Tried aferry.com and they quoted me 850 Euros return (for April) from Civitavecchia to Porto Torres with Grimaldi, and they do not do "open" returns.

Any better suggestions? Would prefer to cross from Marseille to Toulon, but considering all options.

We have a French registered camper, and have had lots of bad feedback on the attitude of Corsicans to French campers (some of it told to us by French of Corsican extraction!)

Otherwise our logical route would be via Corsica and on to Sicily.

Many thanks!

Helen


----------



## eddied (May 9, 2005)

*Sardinia & Corsica*

 Buon giorno,
I find it hard to believe the Grimaldi price quoted!
You can get Grimaldi from Civitavecchia to Olbia or Golfo Aranci, also Sardinia Ferries from Livorno; or Corsica ferries from Livorno to Bastia. There are also lines from Genova.
www.grimaldi-ferries.com
www.moby.it
www.corsicaferries.com

I've done both Sardinia and Corsica, with both caravans and motorhomes, and not encountered any difficulties.

saluti,
eddied


----------



## hmh (Jun 25, 2008)

*Sardinia*

Thanks for all that.

Yes, we were pretty stunned by the price!

Helen


----------



## peejay (May 10, 2005)

*Re: Sardinia*



hmh said:


> Has anyone done Sardinia, and if so what is the best way to get there? (Yes, I know, by ferry, it is an island . . .)
> 
> Helen


Hi Helen,

We visited in Sept07, depends when you're going but for us at the time the best option was with Moby Lines using a mixture of day and night crossings, both camping on board from Livorno - Olbia. 
Along with 'camping on board' offers, look out for 'Pex-camper' deals as well.
It cost us €307 (was £220 then) return.
Might have gone up a bit since then of course :roll:

http://www.mobylines.com/cms/export/en/offerte/sardegna.html

Pete


----------



## hmh (Jun 25, 2008)

*Sardinia*

Thanks!

Yes, I found all the routes, but several of the websites seem to be down, or unable to quote for vehicles over normal height or something similar.

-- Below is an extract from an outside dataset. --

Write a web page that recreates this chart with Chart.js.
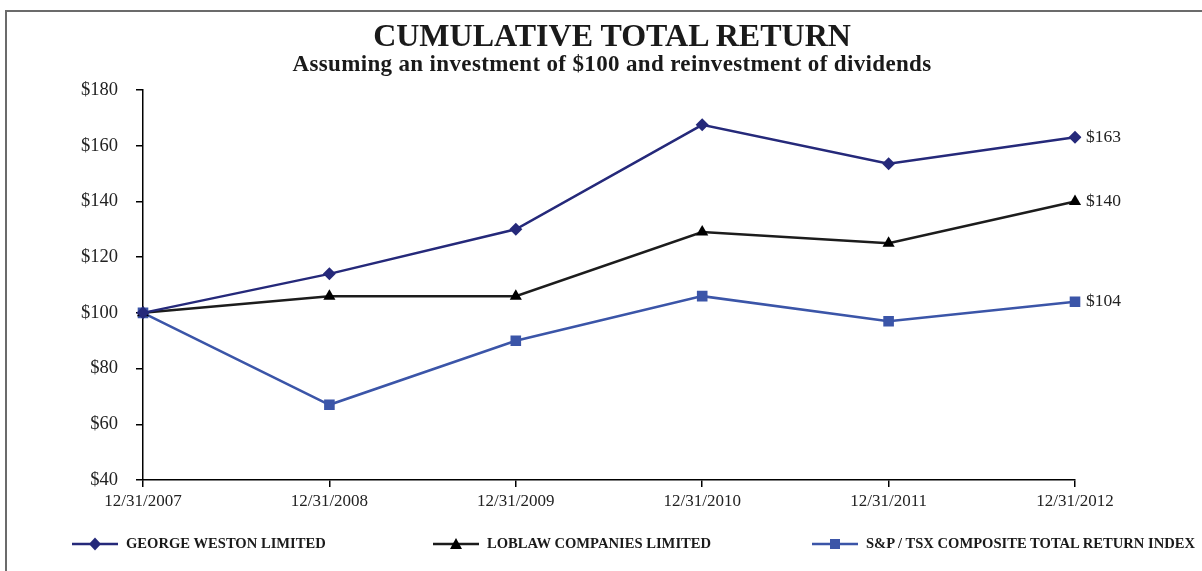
<!DOCTYPE html>
<html>
<head>
<meta charset="utf-8">
<script src="https://cdn.jsdelivr.net/npm/chart.js@4"></script>
<style>
	html, body { margin: 0; padding: 0; background: #fff; overflow: hidden; }
	#wrap { position: relative; width: 1202px; height: 571px; font-family: "Liberation Serif", "Times New Roman", serif; }
	#frame { position: absolute; left: 5px; top: 10px; width: 1400px; height: 800px; border-left: 2px solid #6b6b6b; border-top: 2px solid #6b6b6b; }
	#title { position: absolute; left: 0; width: 1224px; top: 17px; text-align: center; font-weight: bold; font-size: 32px; color: #1a1a1a; }
	#subtitle { position: absolute; left: 0; width: 1224px; top: 51px; text-align: center; font-weight: bold; font-size: 23px; letter-spacing: 0.35px; color: #1a1a1a; }
	canvas { position: absolute; left: 0; top: 0; }
	.leg { position: absolute; top: 535px; font-weight: bold; font-size: 14.6px; color: #1a1a1a; white-space: nowrap; }
	.leg svg { vertical-align: middle; margin-right: 8px; position: relative; top: -1px; }
</style>
</head>
<body>
<div id="wrap">
	<div id="frame"></div>
	<canvas id="myLineChart" width="1202" height="571"></canvas>
	<div id="title">CUMULATIVE TOTAL RETURN</div>
	<div id="subtitle">Assuming an investment of $100 and reinvestment of dividends</div>
	<div class="leg" style="left:72px"><svg width="46" height="14"><line x1="0" y1="7" x2="46" y2="7" stroke="#25297a" stroke-width="2.5"/><polygon points="23,0.5 29,7 23,13.5 17,7" fill="#25297a"/></svg>GEORGE WESTON LIMITED</div>
	<div class="leg" style="left:433px"><svg width="46" height="14"><line x1="0" y1="7" x2="46" y2="7" stroke="#1c1c1c" stroke-width="2.5"/><polygon points="23,1 29,12 17,12" fill="#000"/></svg>LOBLAW COMPANIES LIMITED</div>
	<div class="leg" style="left:812px"><svg width="46" height="14"><line x1="0" y1="7" x2="46" y2="7" stroke="#3b55a8" stroke-width="2.5"/><rect x="18" y="2" width="10" height="10" fill="#3b55a8"/></svg>S&amp;P / TSX COMPOSITE TOTAL RETURN INDEX</div>
</div>
<script>
// 차트 데이터
var dates = ["12/31/2007", "12/31/2008", "12/31/2009", "12/31/2010", "12/31/2011", "12/31/2012"];
var westonValues = [100, 114, 130, 167.5, 153.5, 163];
var loblawValues = [100, 106, 106, 129, 125, 140];
var tsxValues = [100, 67, 90, 106, 97, 104];
var endLabels = ["$163", "$140", "$104"];

// 마지막 점 옆에 값 표시
var endLabelPlugin = {
	id: "endLabels",
	afterDatasetsDraw: function(chart) {
		var ctx = chart.ctx;
		ctx.save();
		ctx.font = "17.5px 'Liberation Serif'";
		ctx.fillStyle = "#222";
		ctx.textBaseline = "middle";
		chart.data.datasets.forEach(function(ds, i) {
			var meta = chart.getDatasetMeta(i);
			var pt = meta.data[meta.data.length - 1];
			ctx.fillText(endLabels[i], pt.x + 11, pt.y);
		});
		ctx.restore();
	}
};

var ctx = document.getElementById("myLineChart").getContext("2d");
window.myLineChart = new Chart(ctx, {
	type: "line",
	data: {
		labels: dates,
		datasets: [{
			label: "GEORGE WESTON LIMITED",
			data: westonValues,
			borderColor: "#25297a",
			backgroundColor: "#25297a",
			borderWidth: 2.5,
			pointStyle: "rectRot",
			pointRadius: 6.5,
			pointBorderWidth: 0,
			tension: 0
		}, {
			label: "LOBLAW COMPANIES LIMITED",
			data: loblawValues,
			borderColor: "#1c1c1c",
			backgroundColor: "#000",
			borderWidth: 2.5,
			pointStyle: "triangle",
			pointRadius: 7,
			pointBorderWidth: 0,
			tension: 0
		}, {
			label: "S&P / TSX COMPOSITE TOTAL RETURN INDEX",
			data: tsxValues,
			borderColor: "#3b55a8",
			backgroundColor: "#3b55a8",
			borderWidth: 2.5,
			pointStyle: "rect",
			pointRadius: 7.5,
			pointBorderWidth: 0,
			tension: 0
		}]
	},
	options: {
		responsive: false,
		animation: false,
		layout: { padding: { left: 0, right: 127, top: 90, bottom: 0 } },
		plugins: {
			legend: { display: false },
			tooltip: { enabled: false }
		},
		scales: {
			x: {
				offset: false,
				afterFit: function(scale) { scale.height = 91; },
				grid: { drawOnChartArea: false, drawTicks: true, tickLength: 7, color: "#000", lineWidth: 1.5 },
				border: { display: true, color: "#000", width: 1.5 },
				ticks: {
					color: "#222",
					padding: 4,
					maxRotation: 0,
					font: { family: "'Liberation Serif'", size: 17 }
				}
			},
			y: {
				min: 40,
				max: 180,
				afterFit: function(scale) { scale.width = 143; },
				grid: { drawOnChartArea: false, drawTicks: true, tickLength: 7, color: "#000", lineWidth: 1.5 },
				border: { display: true, color: "#000", width: 1.5 },
				ticks: {
					stepSize: 20,
					color: "#222",
					padding: 18,
					font: { family: "'Liberation Serif'", size: 18.5 },
					callback: function(v) { return "$" + v; }
				}
			}
		}
	},
	plugins: [endLabelPlugin]
});
</script>
</body>
</html>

I just couldn't believe the price!

We have camped on deck from Italy to Greece, and done Barcelona - Tangier, and Bari- Dubrovnik etc. so are not absolute rookies.

Helen


----------



## peejay (May 10, 2005)

Just a thought, I know you're in France but if you're having problems getting an online price give Viamare a ring and see if they can quote a price for a rough idea, i've always found them very helpful.

Pete


----------



## Annsman (Nov 8, 2007)

I am thinking of Italy to Sicily, on to Sardinia then to Corsica then back to Italy in late May early June, but there seems no simple way of getting any quotes. Has anyone got info on these dreams, or is it just going to stay that way!

We are in Italy at the moment so I can't say when I will be able to get back online. Our laptop has gone on strike so I'm using internet cafes at the moment.


----------